::: The data
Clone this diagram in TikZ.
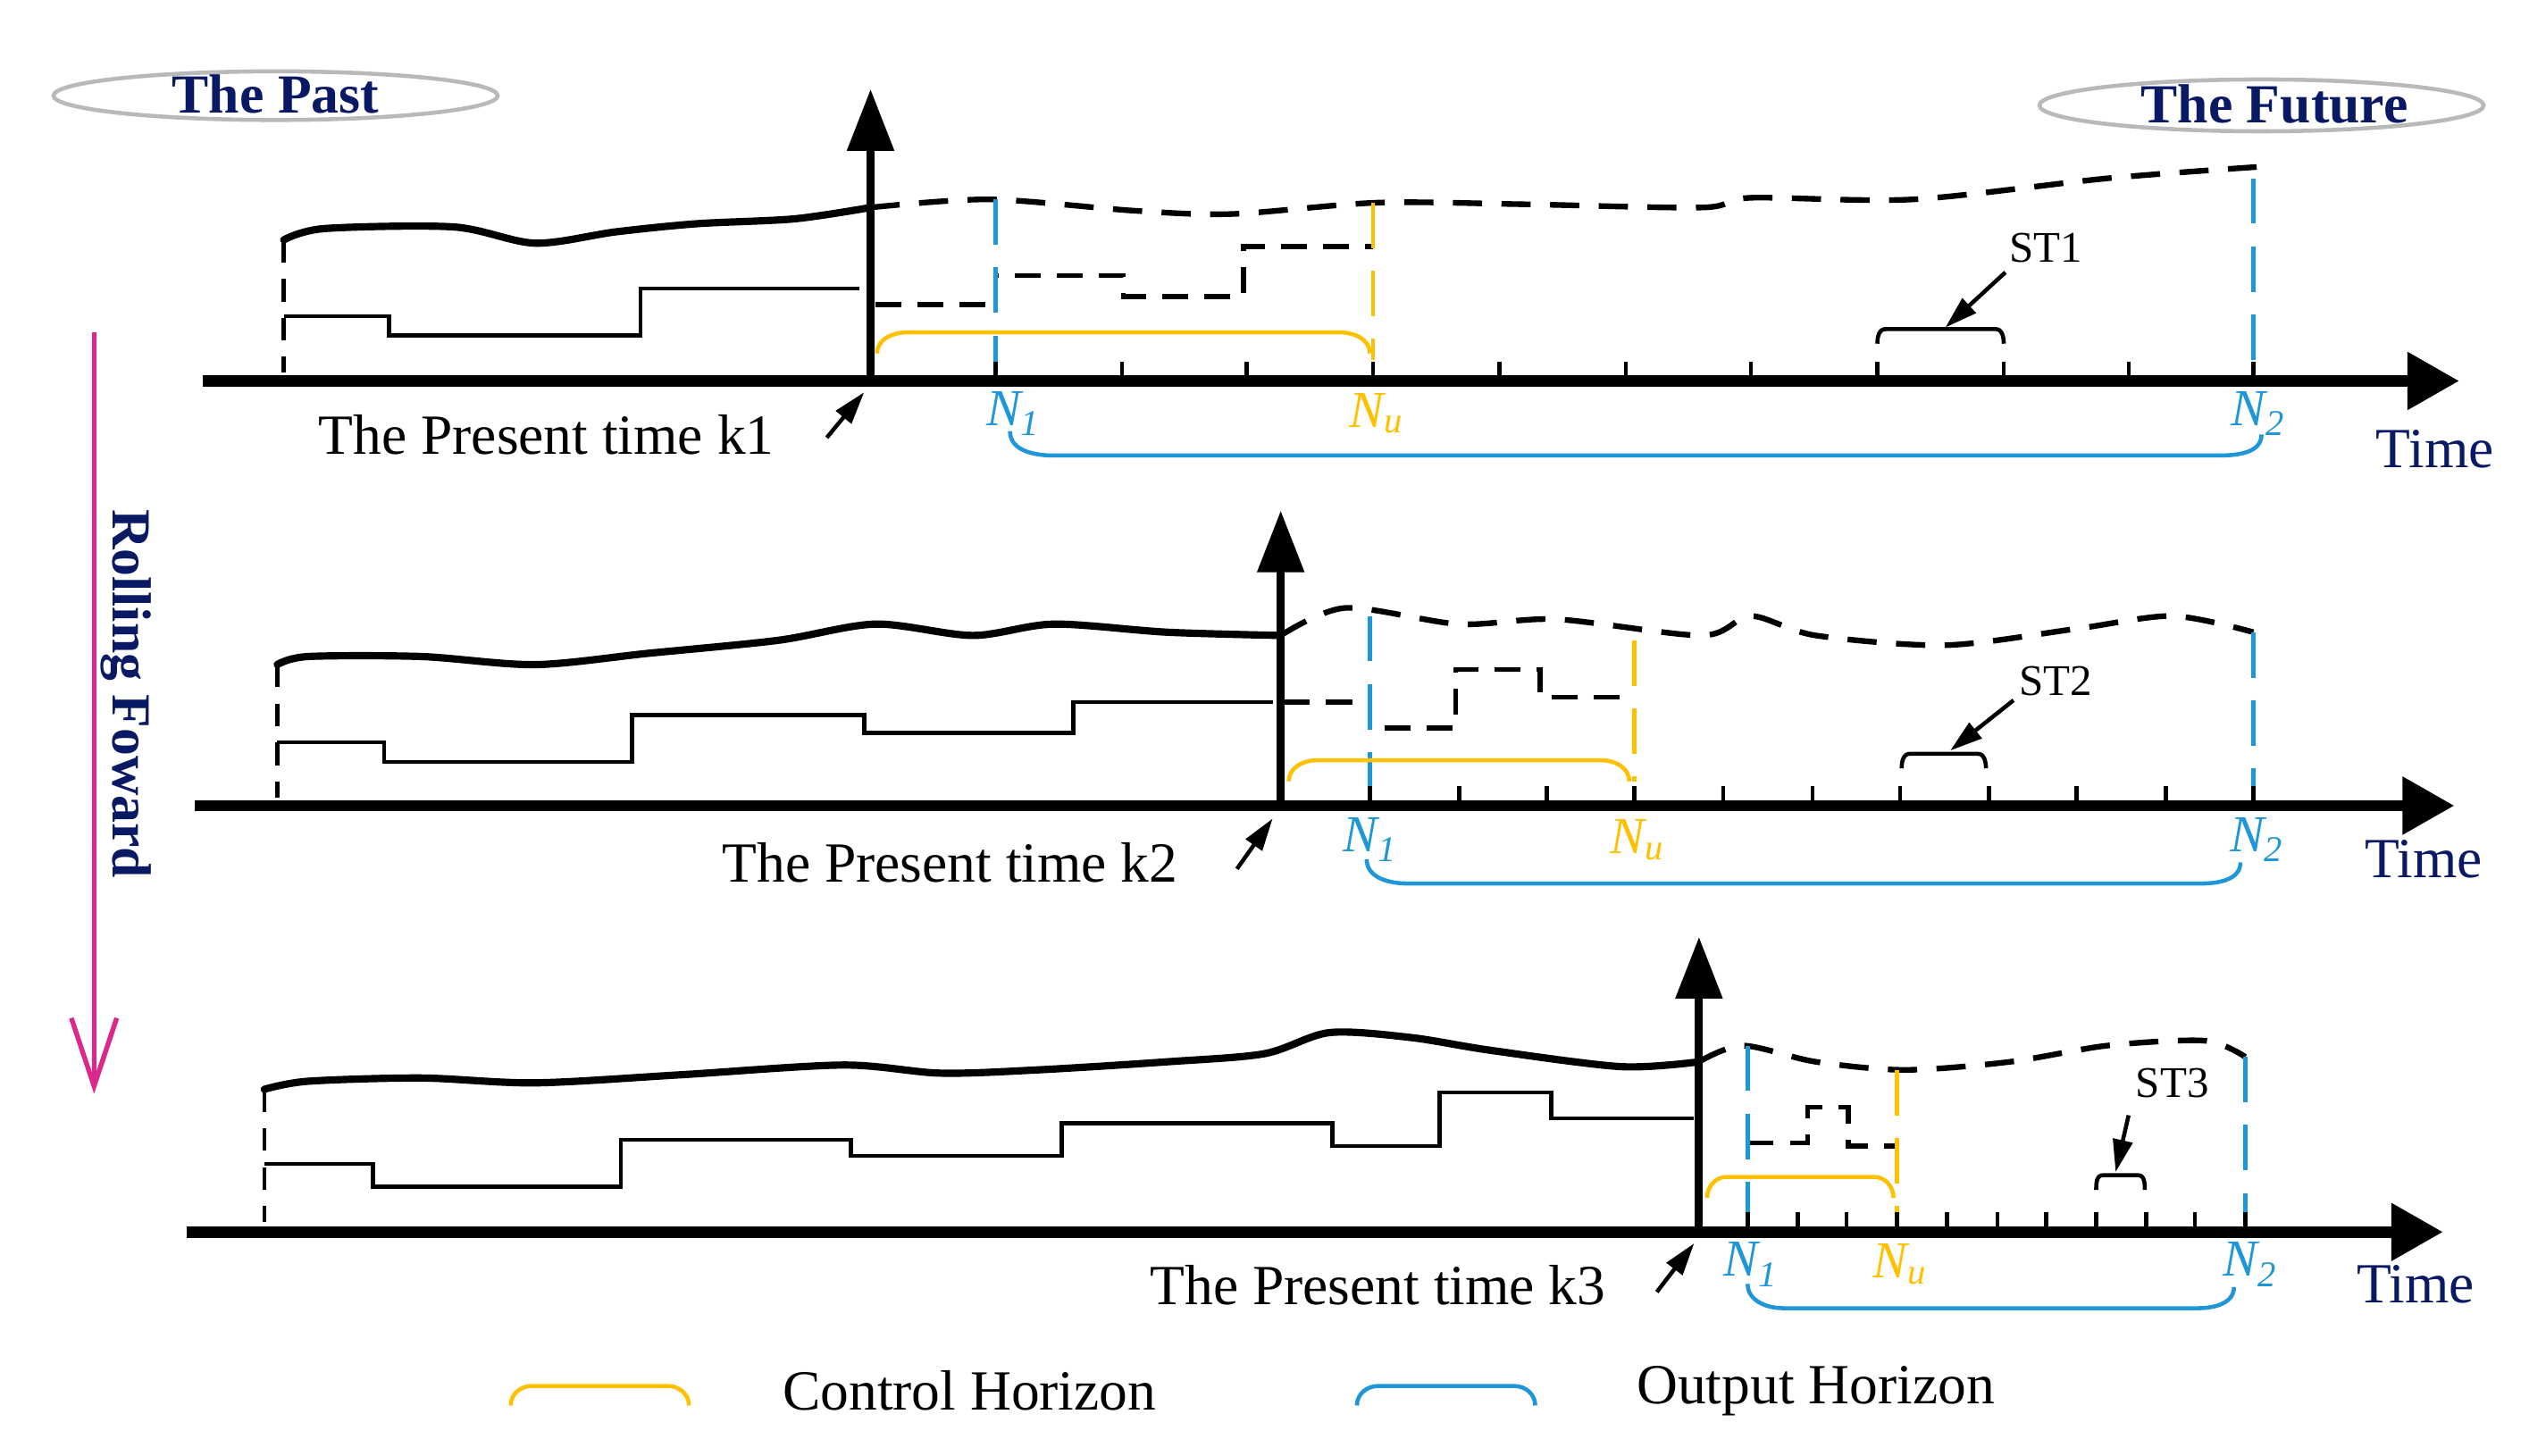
\documentclass[tikz,border=0pt]{standalone}
\usepackage{fontspec}
\setmainfont{Liberation Serif}
\usetikzlibrary{arrows.meta}
\definecolor{navy}{RGB}{10,25,100}
\definecolor{ora}{RGB}{255,192,0}
\definecolor{blu}{RGB}{30,150,215}
\definecolor{mag}{RGB}{220,40,140}
\begin{document}
\begin{tikzpicture}[x=1pt,y=-1pt,
 axis/.style={line width=7pt,-{Triangle[length=32pt,width=34pt]}},
 vax/.style={line width=5pt,-{Triangle[length=38pt,width=28pt]}},
 past/.style={line width=4.5pt,line cap=round},
 fut/.style={line width=3.5pt,dash pattern=on 18pt off 12pt},
 stp/.style={line width=2.5pt},
 dstp/.style={line width=3pt,dash pattern=on 16pt off 10pt},
 pd/.style={line width=2.5pt,dash pattern=on 14pt off 10pt},
 bv/.style={blu,line width=2.5pt,dash pattern=on 28pt off 14pt},
 ov/.style={ora,line width=2.5pt,dash pattern=on 28pt off 14pt},
 tk/.style={line width=2.5pt},
 lab/.style={font=\fontsize{32}{32}\selectfont\itshape},
 pres/.style={font=\fontsize{35}{35}\selectfont},
 tim/.style={font=\fontsize{35}{35}\selectfont,text=navy},
 pa/.style={line width=2.5pt,-{Triangle[length=20pt,width=12pt]}},
 ttl/.style={font=\fontsize{34}{34}\selectfont\bfseries,text=navy}]
\useasboundingbox (0,0) rectangle (1560,898);
% ellipses
\draw[gray!55,line width=2.5pt] (170,59) ellipse [x radius=137,y radius=15];
\node[ttl] (past) at (170,58) {The Past};
\draw[gray!55,line width=2.5pt] (1395,65) ellipse [x radius=137,y radius=16];
\node[ttl] (future) at (1403,64) {The Future};
% rolling
\coordinate (r1) at (58,205); \coordinate (r2) at (58,670);
\draw[mag,line width=3pt] (r1) -- (r2);
\draw[mag,line width=3pt] (44,628) -- (r2) -- (72,628);
\node[ttl,rotate=-90] (roll) at (78,428) {Rolling Foward};
% ===== panel 1 =====
\coordinate (a1s) at (125,235); \coordinate (a1e) at (1517,235);
\draw[axis] (a1s) -- (a1e);
\coordinate (v1s) at (537,238); \coordinate (v1e) at (537,55);
\draw[pd] (175,148) -- (175,230);
\draw[past] plot[smooth] coordinates {(175,148) (200,141) (280,140) (330,150) (380,143) (430,138) (490,135) (537,128)};
\draw[fut] plot[smooth] coordinates {(537,128) (610,123) (700,130) (760,132) (850,125) (940,126) (1050,128) (1080,122) (1180,123) (1300,110) (1392,103)};
\draw[stp] (175,195) -| (240,207) -| (395,178) -- (530,178);
\draw[dstp] (540,188) -| (614,170) -| (693,183) -| (767,152) -- (847,152);
\draw[bv] (614,123) -- (614,235);
\draw[ov] (847,125) -- (847,222);
\draw[bv] (1390,110) -- (1390,235);
\foreach \x in {614,692,769,847,925,1003,1080,1158,1236,1313,1390} \draw[tk] (\x,223) -- (\x,235);
\draw[vax] (v1s) -- (v1e);
\draw[ora,line width=2.5pt] (541,218) to[out=90,in=180] (560,205) -- (826,205) to[out=0,in=90] (845,218);
\draw[line width=2.5pt] (1158,212) to[out=90,in=180] (1163,203) -- (1231,203) to[out=0,in=90] (1236,212);
\node[font=\fontsize{27}{27}\selectfont] (st1) at (1262,153) {ST1};
\coordinate (st1t) at (1200,202);
\draw[pa] (1237,168) -- (st1t);
\node[lab,text=blu] (n11) at (625,255) {N\textsubscript{1}};
\node[lab,text=ora] (nu1) at (849,255) {N\textsubscript{u}};
\node[lab,text=blu] (n21) at (1393,255) {N\textsubscript{2}};
\node[tim] (t1) at (1502,277) {Time};
\draw[blu,line width=2.5pt] (623,266) to[out=-90,in=180] (650,281) -- (1368,281) to[out=0,in=-90] (1395,268);
\node[pres] (p1) at (337,268) {The Present time k1};
\coordinate (p1t) at (533,242);
\draw[pa] (510,270) -- (p1t);
% ===== panel 2 =====
\coordinate (a2s) at (120,497); \coordinate (a2e) at (1514,497);
\draw[axis] (a2s) -- (a2e);
\coordinate (v2s) at (790,500); \coordinate (v2e) at (790,315);
\draw[pd] (171,410) -- (171,492);
\draw[past] plot[smooth] coordinates {(171,410) (190,405) (260,405) (330,410) (400,403) (480,395) (540,385) (600,392) (650,385) (720,390) (790,392)};
\draw[fut] plot[smooth] coordinates {(790,392) (830,375) (900,385) (960,382) (1050,392) (1080,380) (1120,392) (1200,398) (1280,388) (1340,380) (1390,390)};
\draw[stp] (171,458) -| (237,470) -| (390,441) -| (533,452) -| (662,433) -- (785,433);
\draw[dstp] (792,433) -| (845,449) -| (898,413) -| (950,430) -- (1008,430);
\draw[bv] (845,380) -- (845,497);
\draw[ov] (1008,395) -- (1008,482);
\draw[bv] (1390,390) -- (1390,497);
\foreach \x in {845,900,954,1008,1063,1118,1172,1227,1281,1336,1390} \draw[tk] (\x,485) -- (\x,497);
\draw[vax] (v2s) -- (v2e);
\draw[ora,line width=2.5pt] (795,482) to[out=90,in=180] (812,469) -- (988,469) to[out=0,in=90] (1005,482);
\draw[line width=2.5pt] (1173,474) to[out=90,in=180] (1178,465) -- (1220,465) to[out=0,in=90] (1225,474);
\node[font=\fontsize{27}{27}\selectfont] (st2) at (1268,420) {ST2};
\coordinate (st2t) at (1203,463);
\draw[pa] (1242,432) -- (st2t);
\node[lab,text=blu] (n12) at (845,518) {N\textsubscript{1}};
\node[lab,text=ora] (nu2) at (1010,518) {N\textsubscript{u}};
\node[lab,text=blu] (n22) at (1392,518) {N\textsubscript{2}};
\node[tim] (t2) at (1495,530) {Time};
\draw[blu,line width=2.5pt] (843,530) to[out=-90,in=180] (868,545) -- (1358,545) to[out=0,in=-90] (1382,532);
\node[pres] (p2) at (586,532) {The Present time k2};
\coordinate (p2t) at (785,505);
\draw[pa] (763,536) -- (p2t);
% ===== panel 3 =====
\coordinate (a3s) at (115,760); \coordinate (a3e) at (1507,760);
\draw[axis] (a3s) -- (a3e);
\coordinate (v3s) at (1048,763); \coordinate (v3e) at (1048,578);
\draw[pd] (163,672) -- (163,754);
\draw[past] plot[smooth] coordinates {(163,672) (190,667) (260,665) (330,668) (420,663) (520,657) (580,662) (640,660) (720,655) (780,650) (820,637) (870,640) (920,648) (1000,658) (1048,655)};
\draw[fut] plot[smooth] coordinates {(1048,655) (1075,645) (1120,655) (1175,660) (1240,655) (1300,645) (1360,642) (1385,652)};
\draw[stp] (163,718) -| (230,732) -| (383,703) -| (525,713) -| (655,693) -| (822,707) -| (888,674) -| (957,690) -- (1045,690);
\draw[dstp] (1078,705) -- (1115,705) |- (1140,683) |- (1170,707);
\draw[bv] (1078,645) -- (1078,760);
\draw[ov] (1170,660) -- (1170,748);
\draw[bv] (1385,652) -- (1385,760);
\foreach \x in {1078,1109,1139,1170,1201,1232,1262,1293,1324,1354,1385} \draw[tk] (\x,748) -- (\x,760);
\draw[vax] (v3s) -- (v3e);
\draw[ora,line width=2.5pt] (1053,739) to[out=90,in=180] (1065,726) -- (1156,726) to[out=0,in=90] (1168,739);
\draw[line width=2.5pt] (1293,734) to[out=90,in=180] (1297,725) -- (1319,725) to[out=0,in=90] (1323,734);
\node[font=\fontsize{27}{27}\selectfont] (st3) at (1340,668) {ST3};
\coordinate (st3t) at (1305,723);
\draw[pa] (1313,688) -- (st3t);
\node[lab,text=blu] (n13) at (1080,780) {N\textsubscript{1}};
\node[lab,text=ora] (nu3) at (1172,780) {N\textsubscript{u}};
\node[lab,text=blu] (n23) at (1388,780) {N\textsubscript{2}};
\node[tim] (t3) at (1490,792) {Time};
\draw[blu,line width=2.5pt] (1078,792) to[out=-90,in=180] (1100,807) -- (1356,807) to[out=0,in=-90] (1378,794);
\node[pres] (p3) at (850,793) {The Present time k3};
\coordinate (p3t) at (1045,767);
\draw[pa] (1022,797) -- (p3t);
% legend
\draw[ora,line width=2.5pt] (315,867) to[out=90,in=180] (328,855) -- (412,855) to[out=0,in=90] (425,867);
\node[pres] (lc) at (598,858) {Control Horizon};
\draw[blu,line width=2.5pt] (837,867) to[out=90,in=180] (850,855) -- (934,855) to[out=0,in=90] (947,867);
\node[pres] (lo) at (1120,858) {Output Horizon};
\end{tikzpicture}
\end{document}
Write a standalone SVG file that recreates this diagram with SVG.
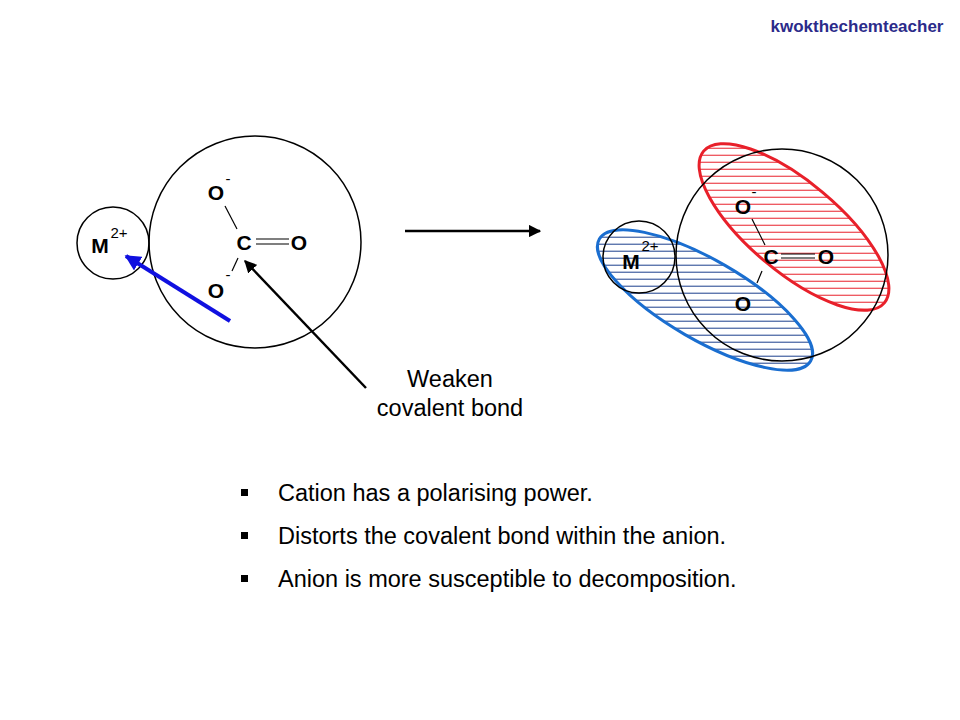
<svg xmlns="http://www.w3.org/2000/svg" width="960" height="720" viewBox="0 0 960 720">
<style>
.at{font-family:"Liberation Sans",Arial,sans-serif;font-weight:bold;font-size:21px;fill:#000;text-anchor:middle}
.sup{font-family:"Liberation Sans",Arial,sans-serif;font-size:15px;fill:#000;text-anchor:middle}
.t{font-family:"Liberation Sans",Arial,sans-serif;font-size:23.5px;fill:#000}
.c{fill:none;stroke:#000;stroke-width:1.5}
.b{stroke:#000;stroke-width:1.2}
</style>
<defs>
<pattern id="hr" width="10" height="7" patternUnits="userSpaceOnUse" patternTransform="rotate(-40)"><line x1="0" y1="3.5" x2="10" y2="3.5" stroke="#e8202a" stroke-width="1"/></pattern>
<pattern id="hb" width="10" height="7" patternUnits="userSpaceOnUse" patternTransform="rotate(-30)"><line x1="0" y1="3.5" x2="10" y2="3.5" stroke="#1a3e8c" stroke-width="1"/></pattern>
<marker id="ak" viewBox="0 0 10 10" refX="9" refY="5" markerWidth="5" markerHeight="5" orient="auto"><path d="M0,0 L10,5 L0,10 z" fill="#000"/></marker>
<marker id="ab" viewBox="0 0 10 10" refX="9" refY="5" markerWidth="4" markerHeight="4" orient="auto"><path d="M0,0 L10,5 L0,10 z" fill="#1010e0"/></marker>
</defs>
<text x="857" y="32" text-anchor="middle" font-family="'Liberation Sans',Arial,sans-serif" font-weight="bold" font-size="17" fill="#2b2b8a">kwokthechemteacher</text>

<g id="left-cation"><circle class="c" cx="113" cy="243" r="36"/><text class="at" x="100" y="253">M</text><text class="sup" x="119" y="238">2+</text></g>
<g id="left-anion">
<circle class="c" cx="255" cy="242" r="106"/>
<text class="at" x="216" y="200">O</text><text class="sup" x="228" y="184">-</text>
<text class="at" x="244" y="250">C</text>
<text class="at" x="299" y="250">O</text>
<text class="at" x="216" y="298">O</text><text class="sup" x="228" y="280">-</text>
<line class="b" x1="225" y1="206" x2="237" y2="229"/>
<line class="b" x1="238" y1="258" x2="232" y2="271"/>
<line class="b" x1="256" y1="239" x2="289" y2="239"/>
<line class="b" x1="256" y1="244" x2="289" y2="244"/>
</g>

<g id="right-complex">
<ellipse cx="794" cy="227" rx="118" ry="45" transform="rotate(40 794 227)" fill="url(#hr)" stroke="#e8202a" stroke-width="3"/>
<ellipse cx="705" cy="300" rx="122" ry="40" transform="rotate(30 705 300)" fill="url(#hb)" stroke="#1a6ed0" stroke-width="3"/>
<circle class="c" cx="782" cy="255" r="106"/>
<circle class="c" cx="639" cy="257" r="36"/>
<text class="at" x="631" y="269">M</text><text class="sup" x="650" y="251">2+</text>
<text class="at" x="743" y="214">O</text><text class="sup" x="754" y="197">-</text>
<text class="at" x="771" y="264">C</text>
<text class="at" x="826" y="264">O</text>
<text class="at" x="743" y="311">O</text>
<line class="b" x1="752" y1="219" x2="765" y2="245"/>
<line class="b" x1="762" y1="271" x2="757" y2="283"/>
<line class="b" x1="781" y1="254" x2="815" y2="254"/>
<line class="b" x1="781" y1="258" x2="815" y2="258"/>
</g>

<g id="connectors">
<line x1="230" y1="321" x2="126" y2="256" stroke="#1010e0" stroke-width="4" marker-end="url(#ab)"/>
<line x1="366" y1="388" x2="245" y2="261" stroke="#000" stroke-width="2.5" marker-end="url(#ak)"/>
<line x1="405" y1="231" x2="540" y2="231" stroke="#000" stroke-width="2.5" marker-end="url(#ak)"/>
</g>

<g id="label"><text class="t" x="450" y="387" text-anchor="middle">Weaken</text><text class="t" x="450" y="416" text-anchor="middle">covalent bond</text></g>

<g id="bullets">
<rect x="241" y="489" width="7" height="7"/><text class="t" x="278" y="501">Cation has a polarising power.</text>
<rect x="241" y="532" width="7" height="7"/><text class="t" x="278" y="544">Distorts the covalent bond within the anion.</text>
<rect x="241" y="575" width="7" height="7"/><text class="t" x="278" y="587">Anion is more susceptible to decomposition.</text>
</g>
</svg>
::::::
List the lines of the entries that include "diagram".

- _Expected answer_:
Clone this diagram in TikZ.
Write a standalone SVG file that recreates this diagram with SVG.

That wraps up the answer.